Le destin de ce savant est un bel exemple de ces maladies créatrices si bien décrites par le psychiatre Henri F. Ellenberger. On en retrouve plusieurs autres dans le livre, dont les dépressions d’Abraham Lincoln et de Leonard Cohen, l’autisme de Greta Grunberg et de Temple Grandin, la dame qui sut entendre et comprendre les animaux qu’on expédie à l’abattoir. La cécité peut être une autre de ces maladies créatrices, celle de Jorge Luis Borgès en fut une. La créativité peut aussi prendre la forme d’une brillante carrière politique. Tétraplégique à 19 ans, suite à un accident de ski, Sam Sullivan devint maire de Vancouver quelques décennies plus tard. « Il faut transformer les échecs en épreuves» disait Gustave Thibon. Al Etmanski reprend la même idée en d’autres mots : transformer l’adversity en opportunity. La vie de Sam Sullivan est remplie de miracles de ce genre. Son infirmité ne l’a pas empêché de diriger des voiliers ni d’escalader des montagnes. Il faisait partie du projet Philia. Nous l’avons reçu à plusieurs reprises à la maison. Je me suis souvent demandé comment, étant en permanence assis dans un fauteuil ou étendu sur un lit il pouvait éviter la sclérose. Il m’a suffi de l’observer dans sa vie quotidienne pour comprendre qu’il fait plus d’exercices que vous et moi, ces exercices consistant, par exemple, à mettre plus d’une heure chaque matin pour passer pouce par pouce de son lit à son fauteuil roulant. Ce qui ne cesse de m’émerveiller dans son histoire comme dans celles de plusieurs autres héros et héroïnes du livre, c’est que la joie de vivre et l’élan qu’elle comporte y a une plus grande part que la volonté, pourtant très forte.

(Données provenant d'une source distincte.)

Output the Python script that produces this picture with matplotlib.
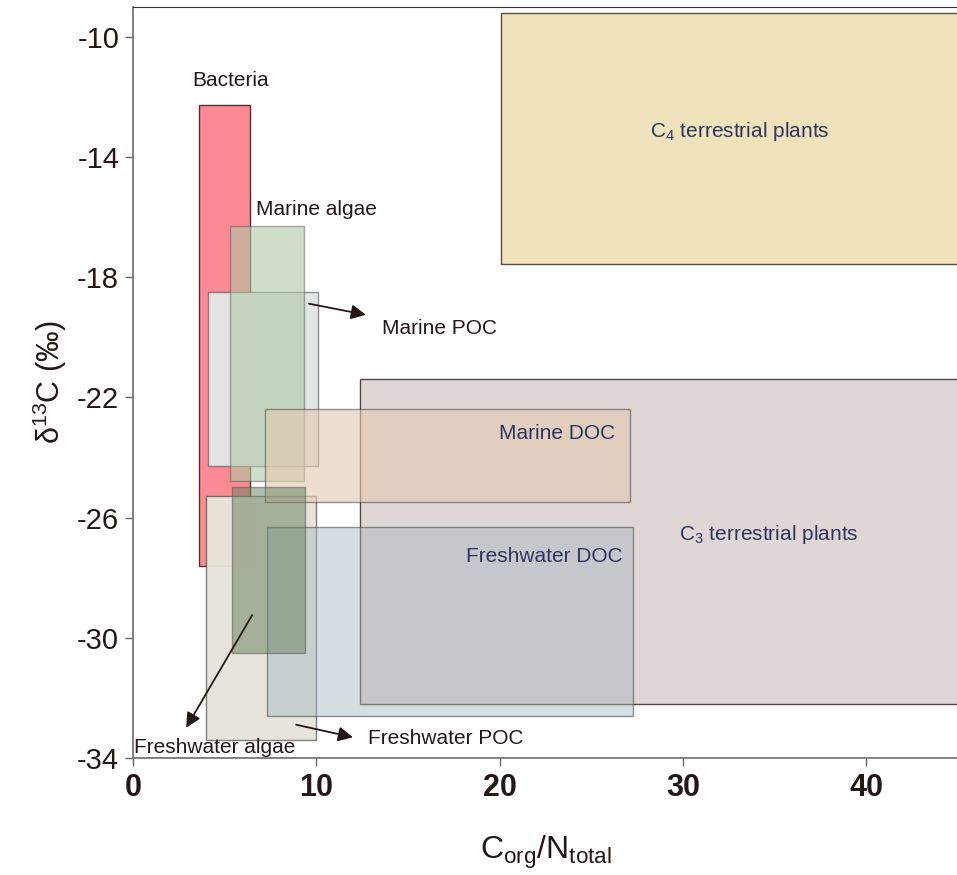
import matplotlib
matplotlib.use('Agg')
import matplotlib.pyplot as plt
from matplotlib.patches import Rectangle

# source boxes: C/N range and d13C range
names = ['C4 terrestrial plants', 'C3 terrestrial plants', 'Bacteria', 'Marine POC',
         'Marine algae', 'Freshwater POC box', 'Freshwater DOC', 'Marine DOC',
         'Freshwater algae box']
cn_lo = [20.1, 12.4, 3.6, 4.1, 5.3, 4.0, 7.3, 7.2, 5.4]
cn_hi = [50.0, 50.0, 6.4, 10.1, 9.3, 10.0, 27.3, 27.1, 9.4]
d13_lo = [-17.55, -32.2, -27.6, -24.3, -24.8, -33.4, -32.6, -25.5, -30.5]
d13_hi = [-9.2, -21.4, -12.25, -18.5, -16.3, -25.3, -26.3, -22.4, -25.0]

face = [(0.94, 0.886, 0.733, 1.0),
        (0.878, 0.839, 0.839, 1.0),
        (0.99, 0.54, 0.58, 1.0),
        (0.894, 0.902, 0.902, 0.98),
        (0.686, 0.78, 0.643, 0.59),
        (0.905, 0.898, 0.855, 0.97),
        (0.635, 0.714, 0.75, 0.45),
        (0.89, 0.79, 0.686, 0.6),
        (0.44, 0.52, 0.40, 0.55)]
edge = [(0.35, 0.31, 0.25, 1.0),
        (0.33, 0.27, 0.27, 1.0),
        (0.3, 0.2, 0.2, 1.0),
        (0.3, 0.3, 0.3, 0.6),
        (0.3, 0.3, 0.3, 0.45),
        (0.3, 0.3, 0.3, 0.7),
        (0.3, 0.3, 0.3, 0.6),
        (0.3, 0.3, 0.3, 0.6),
        (0.3, 0.3, 0.3, 0.5)]

xticks = [0, 10, 20, 30, 40]
yticks = [-10, -14, -18, -22, -26, -30, -34]

plt.rcParams['font.family'] = ['Liberation Sans', 'DejaVu Sans']
plt.rcParams['mathtext.default'] = 'regular'

fig = plt.figure(figsize=(9.57, 8.75), dpi=100)
ax = fig.add_axes([0.139, 0.134, 0.862, 0.858])

for i in range(len(names)):
    ax.add_patch(Rectangle((cn_lo[i], d13_lo[i]), cn_hi[i] - cn_lo[i], d13_hi[i] - d13_lo[i],
                           facecolor=face[i], edgecolor=edge[i], lw=1.0, zorder=2 + i))

ax.set_xlim(0, 45)
ax.set_ylim(-34, -9)
ax.set_xticks(xticks)
ax.set_yticks(yticks)
ax.set_yticklabels([str(t) for t in yticks], fontsize=21, color='#231815')
ax.set_xticklabels([str(t) for t in xticks], fontsize=22, fontweight='bold', color='#231815')
ax.tick_params(axis='both', direction='out', length=6, width=1, color='#666666')
ax.tick_params(axis='y', pad=4)
ax.tick_params(axis='x', pad=5)
for s in ['left', 'bottom']:
    ax.spines[s].set_color('#777777')
    ax.spines[s].set_linewidth(1.3)
ax.spines['top'].set_color('#333333')
ax.spines['right'].set_visible(False)

ax.set_ylabel('δ$^{13}$C (‰)', fontsize=22, color='#231815', labelpad=6)
ax.set_xlabel('C$_{org}$/N$_{total}$', fontsize=23, color='#231815', labelpad=22)

tc = '#231815'
nv = '#2e3560'
fs = 15
ax.text(5.3, -11.45, 'Bacteria', fontsize=fs, ha='center', va='center', color=tc, zorder=20)
ax.text(10.0, -15.75, 'Marine algae', fontsize=fs, ha='center', va='center', color=tc, zorder=20)
ax.text(13.6, -19.7, 'Marine POC', fontsize=fs, ha='left', va='center', color=tc, zorder=20)
ax.text(26.3, -23.2, 'Marine DOC', fontsize=fs, ha='right', va='center', color=nv, zorder=20)
ax.text(26.7, -27.3, 'Freshwater DOC', fontsize=fs, ha='right', va='center', color=nv, zorder=20)
ax.text(34.7, -26.55, 'C$_3$ terrestrial plants', fontsize=fs, ha='center', va='center', color=nv, zorder=20)
ax.text(33.1, -13.15, 'C$_4$ terrestrial plants', fontsize=fs, ha='center', va='center', color=nv, zorder=20)
ax.text(0.05, -33.65, 'Freshwater algae', fontsize=fs, ha='left', va='center', color=tc, zorder=20)
ax.text(12.8, -33.35, 'Freshwater POC', fontsize=fs, ha='left', va='center', color=tc, zorder=20)

arrow = dict(arrowstyle='-|>', color='#231815', lw=1.3, mutation_scale=22, shrinkA=0, shrinkB=0)
ax.annotate('', xy=(12.7, -19.25), xytext=(9.6, -18.88), arrowprops=arrow, zorder=21)
ax.annotate('', xy=(2.9, -33.0), xytext=(6.5, -29.25), arrowprops=arrow, zorder=21)
ax.annotate('', xy=(12.0, -33.32), xytext=(8.9, -32.9), arrowprops=arrow, zorder=21)

fig.savefig('out.png', dpi=100)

On chercherait en vain le mot " droit " dans ce livre. Mettre l’accent sur leurs droits, cela équivaudrait à inciter les personnes handicapées à s’ensevelir dans le sillon triste et déprimant de la revendication. C’est là, aux yeux de Al Etmanski, une étape dépassée dans leur intégration à la société. C’est là aussi une façon de substituer la rationalité juridique et étatique à l’autonomie du vivant.
Pour les mêmes raisons, Al Etmanski ne mise pas démesurément sur les remèdes techniques aux handicaps. Chacun sait à quel point les progrès dans ce domaine peuvent être utiles. La vie de Stephen Hawking le montre bien, mais sans la joie de vivre qu’il a tirée de la communauté qui l’a accueilli, quel usage ce grand savant aurait-il pu ou voulu faire de ses prothèses ? Sam Sullivan aurait-il résisté à la tentation du suicide et à l’abus des drogues sans l’amour de cette petite nièce qui s’est jetée dans ses bras, aurait-il persévéré dans ses ascensions sans la constante sollicitude de sa compagne actuelle ? La grande leçon à tirer de ce livre c’est que l’indépendance suppose l’interdépendance. Dans le contexte individualiste actuel, les bien-portants ont tendance à sous-estimer l’importance de cette loi. Leur donner l’occasion de la redécouvrir est le meilleur service que peuvent leur rendre les personnes handicapées, pour qui elle n’est pas un luxe mais une nécessité. Aucun robot, animaloïde ou humanoïde, ne remplacera jamais auprès d’un vivant la présence féconde d’autres êtres vivants. La vie naît de la vie, tel est le titre de la conclusion du livre.